Complementation Rule

If AA ->> BB then AA ->> CC where CC is all attributes in R except (AA U BB)

Question: Are there any rules for FD's that do not apply for MVD's?

Fourth Normal Form (4NF)

Defines which decompositions are "good" ones, based on specified functional dependencies and multivalued dependencies

Given: relation R and set of MVD's for R

Definition: R is in 4NF with respect to its MVD's if for every nontrivial MVD AA ->> BB, AA contains a key.

Note: Since every FD is also an MVD, 4NF implies BCNF

Question: What happens in the MVD definition if AA contains a key?

4NF Decomposition Algorithm

Very similar to BCNF:

   Input: relation schema R and set of FD's and MVD's for R

   (1) compute keys for R based on FD's
   (2) repeat until no more 4NF violations:
         (2a) pick any R' with AA ->> BB that violates 4NF
         (2b) decompose R' into R1(AA,BB) and R2(AA,CC)
              where CC is all attributes in R' except (AA U BB)
         (2c) compute FD's and MVD's for R1 and R2
         (2d) compute keys for R1 and R2 based on FD's

Question: How do we compute MVD's in step (2c)?

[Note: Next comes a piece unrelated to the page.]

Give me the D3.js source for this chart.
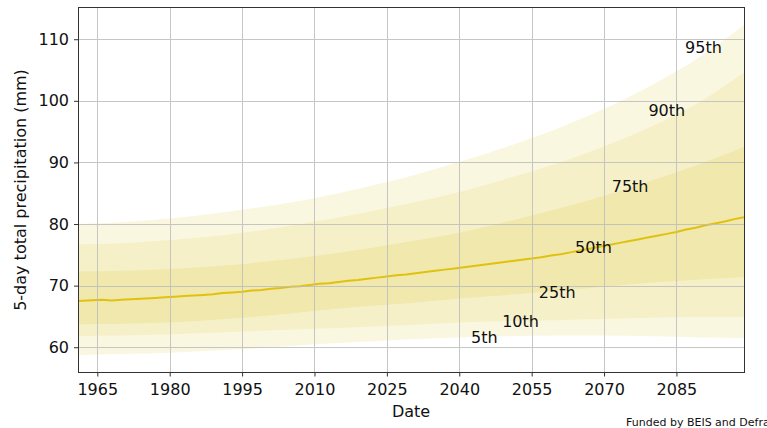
<!DOCTYPE html>
<html>
<head>
<meta charset="utf-8">
<script src="https://cdn.jsdelivr.net/npm/d3@7"></script>
<style>
  html, body { margin: 0; padding: 0; background: #fff; }
  svg { display: block; font-family: "DejaVu Sans", sans-serif; }
</style>
</head>
<body>
<svg id="chart" width="767" height="428"></svg>
<script>
// Percentile envelopes of 5-day total precipitation (mm)
const bandYears = [1961, 1970, 1980, 1990, 2000, 2010, 2020, 2030, 2040, 2050, 2060, 2070, 2080, 2090, 2099];
const p5  = [58.7, 58.9, 59.1, 59.5, 59.9, 60.5, 60.9, 61.3, 61.6, 61.8, 61.9, 61.9, 61.8, 61.6, 61.5];
const p10 = [61.8, 61.9, 62.1, 62.4, 62.7, 63.0, 63.3, 63.6, 64.0, 64.2, 64.4, 64.6, 64.8, 64.9, 64.9];
const p25 = [63.7, 63.8, 64.0, 64.5, 65.1, 65.9, 66.6, 67.2, 67.9, 68.5, 69.1, 69.8, 70.5, 71.0, 71.4];
const p75 = [72.3, 72.4, 72.7, 73.2, 73.9, 74.8, 75.9, 77.2, 78.6, 80.4, 82.4, 84.6, 87.1, 89.8, 92.5];
const p90 = [76.7, 76.9, 77.4, 78.1, 79.1, 80.4, 81.8, 83.4, 85.2, 87.4, 89.8, 92.6, 95.9, 99.9, 104.6];
const p95 = [80.0, 80.3, 80.9, 81.8, 82.9, 84.2, 85.9, 87.8, 90.1, 92.6, 95.4, 98.7, 102.6, 107.2, 112.3];

// Median (50th percentile)
const medianYears = [1961, 1963, 1966, 1968, 1970, 1972, 1975, 1977, 1979, 1981, 1983, 1985, 1987, 1989,
  1991, 1993, 1995, 1997, 1999, 2001, 2003, 2005, 2007, 2009, 2011, 2013, 2015, 2017, 2019, 2021, 2023,
  2025, 2027, 2029, 2031, 2033, 2035, 2037, 2039, 2041, 2043, 2045, 2047, 2049, 2051, 2053, 2055, 2057,
  2059, 2061, 2063, 2065, 2067, 2069, 2071, 2073, 2075, 2077, 2079, 2081, 2083, 2085, 2087, 2089, 2091,
  2093, 2095, 2097, 2099];
const p50 = [67.5, 67.6, 67.7, 67.6, 67.7, 67.8, 67.9, 68.0, 68.1, 68.2, 68.3, 68.4, 68.5, 68.6,
  68.8, 68.9, 69.0, 69.2, 69.3, 69.5, 69.6, 69.8, 69.9, 70.1, 70.3, 70.4, 70.6, 70.8, 70.9, 71.1, 71.3,
  71.5, 71.7, 71.8, 72.0, 72.2, 72.4, 72.6, 72.8, 73.0, 73.2, 73.4, 73.6, 73.8, 74.0, 74.2, 74.4, 74.6,
  74.9, 75.1, 75.4, 75.7, 76.0, 76.3, 76.6, 76.9, 77.2, 77.5, 77.8, 78.1, 78.4, 78.7, 79.1, 79.4, 79.8,
  80.1, 80.4, 80.8, 81.1];

// Axis ticks
const xTicks = [1965, 1980, 1995, 2010, 2025, 2040, 2055, 2070, 2085];
const yTicks = [60, 70, 80, 90, 100, 110];

// Percentile labels: anchor year and value (centre of each label)
const labelNames  = ["5th", "10th", "25th", "50th", "75th", "90th", "95th"];
const labelYears  = [2045.2, 2052.7, 2060.3, 2067.8, 2075.4, 2083.0, 2090.6];
const labelValues = [61.6, 64.1, 68.9, 76.2, 86.1, 98.5, 108.7];

(function draw() {
  const svg = d3.select("#chart");
  const mLeft = 78, mRight = 744, mTop = 7.5, mBottom = 372.5;

  const x = d3.scaleLinear().domain([1961, 2099]).range([mLeft, mRight]);
  const y = d3.scaleLinear().domain([55.9, 115.15]).range([mBottom, mTop]);

  svg.append("defs").append("clipPath").attr("id", "plot-clip")
    .append("rect").attr("x", mLeft).attr("y", mTop)
    .attr("width", mRight - mLeft).attr("height", mBottom - mTop);

  const plot = svg.append("g").attr("clip-path", "url(#plot-clip)");

  function bandRows(lo, hi) {
    return bandYears.map((yr, i) => ({ yr, lo: lo[i], hi: hi[i] }));
  }
  const area = d3.area()
    .x(d => x(d.yr)).y0(d => y(d.lo)).y1(d => y(d.hi))
    .curve(d3.curveMonotoneX);

  const bands = [
    { lo: p5, hi: p95, fill: "#faf7e0" },
    { lo: p10, hi: p90, fill: "#f6f0c9" },
    { lo: p25, hi: p75, fill: "#f1e8ad" }
  ];
  plot.selectAll("path.band").data(bands).join("path")
    .attr("class", "band")
    .attr("d", b => area(bandRows(b.lo, b.hi)))
    .attr("fill", b => b.fill);

  // Grid lines
  const grid = svg.append("g").attr("stroke", "#bdbdbd").attr("stroke-width", 1).attr("opacity", 0.85);
  grid.selectAll("line.gx").data(xTicks).join("line").attr("class", "gx")
    .attr("x1", d => Math.round(x(d)) + 0.5).attr("x2", d => Math.round(x(d)) + 0.5)
    .attr("y1", mTop).attr("y2", mBottom);
  grid.selectAll("line.gy").data(yTicks).join("line").attr("class", "gy")
    .attr("y1", d => Math.round(y(d)) + 0.5).attr("y2", d => Math.round(y(d)) + 0.5)
    .attr("x1", mLeft).attr("x2", mRight);

  // Median line
  const line = d3.line().x((d, i) => x(medianYears[i])).y(d => y(d));
  plot.append("path")
    .attr("d", line(p50))
    .attr("fill", "none")
    .attr("stroke", "#e0c20e")
    .attr("stroke-width", 2)
    .attr("stroke-linejoin", "round");

  // Frame
  svg.append("rect")
    .attr("x", mLeft + 0.5).attr("y", mTop)
    .attr("width", mRight - mLeft).attr("height", mBottom - mTop)
    .attr("fill", "none").attr("stroke", "#333").attr("stroke-width", 1);

  // Axes
  const xAxis = d3.axisBottom(x).tickValues(xTicks).tickFormat(d3.format("d"))
    .tickSizeInner(4).tickSizeOuter(0).tickPadding(7);
  const gx = svg.append("g").attr("transform", `translate(0,${mBottom})`).call(xAxis);
  gx.select(".domain").remove();
  gx.selectAll("line").attr("stroke", "#333");
  gx.selectAll("text").attr("font-size", 16).attr("fill", "#111")
    .attr("font-family", "DejaVu Sans, sans-serif");

  const yAxis = d3.axisLeft(y).tickValues(yTicks).tickFormat(d3.format("d"))
    .tickSizeInner(4).tickSizeOuter(0).tickPadding(5);
  const gy = svg.append("g").attr("transform", `translate(${mLeft},0)`).call(yAxis);
  gy.select(".domain").remove();
  gy.selectAll("line").attr("stroke", "#333");
  gy.selectAll("text").attr("font-size", 16).attr("fill", "#111")
    .attr("font-family", "DejaVu Sans, sans-serif");

  // Axis titles
  svg.append("text")
    .attr("x", (mLeft + mRight) / 2).attr("y", 417)
    .attr("text-anchor", "middle").attr("font-size", 16).attr("fill", "#111")
    .text("Date");
  svg.append("text")
    .attr("transform", `translate(26,${(mTop + mBottom) / 2}) rotate(-90)`)
    .attr("text-anchor", "middle").attr("font-size", 16).attr("fill", "#111")
    .text("5-day total precipitation (mm)");

  // Percentile labels
  svg.append("g").selectAll("text").data(labelNames).join("text")
    .attr("x", (d, i) => x(labelYears[i]))
    .attr("y", (d, i) => y(labelValues[i]))
    .attr("text-anchor", "middle")
    .attr("dominant-baseline", "central")
    .attr("font-size", 16).attr("fill", "#111")
    .text(d => d);

  // Funding note
  svg.append("text")
    .attr("x", 626).attr("y", 426)
    .attr("font-size", 11).attr("fill", "#111")
    .text("Funded by BEIS and Defra");
})();
</script>
</body>
</html>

(run algorithm on Apply example)

Shortcomings of BCNF/4NF

Example 1

Apply(ID, campus, date, major)

A student can apply to each campus only once

Campuses have specific non-overlapping application dates

Question: What are FDs and keys?

Question: What is BCNF decomposition?

Question: Is this decomposition "good"?

Third Normal Form (3NF) is weaker than BCNF (and therefore weaker than 4NF). It permits Apply as above to remain undecomposed.

=> Material on 3NF (Section 3.6.6) is required reading for the course, not covered in lecture.

Example 2

Student(ID, HScode, cumGPA, priority)

  ID -> cumGPA
  cumGPA -> priority
  ID -> priority

Note: ID is not a key.

Apply BCNF decomposition splitting first on ID -> cumGPA

Question: Is the resulting decomposition "good"?

Heuristic: "close" each FD before beginning decomposition

=> Overall, BCNF/4NF decomposition does not guarantee that all of the original FDs can be enforced on the individual decomposed relations.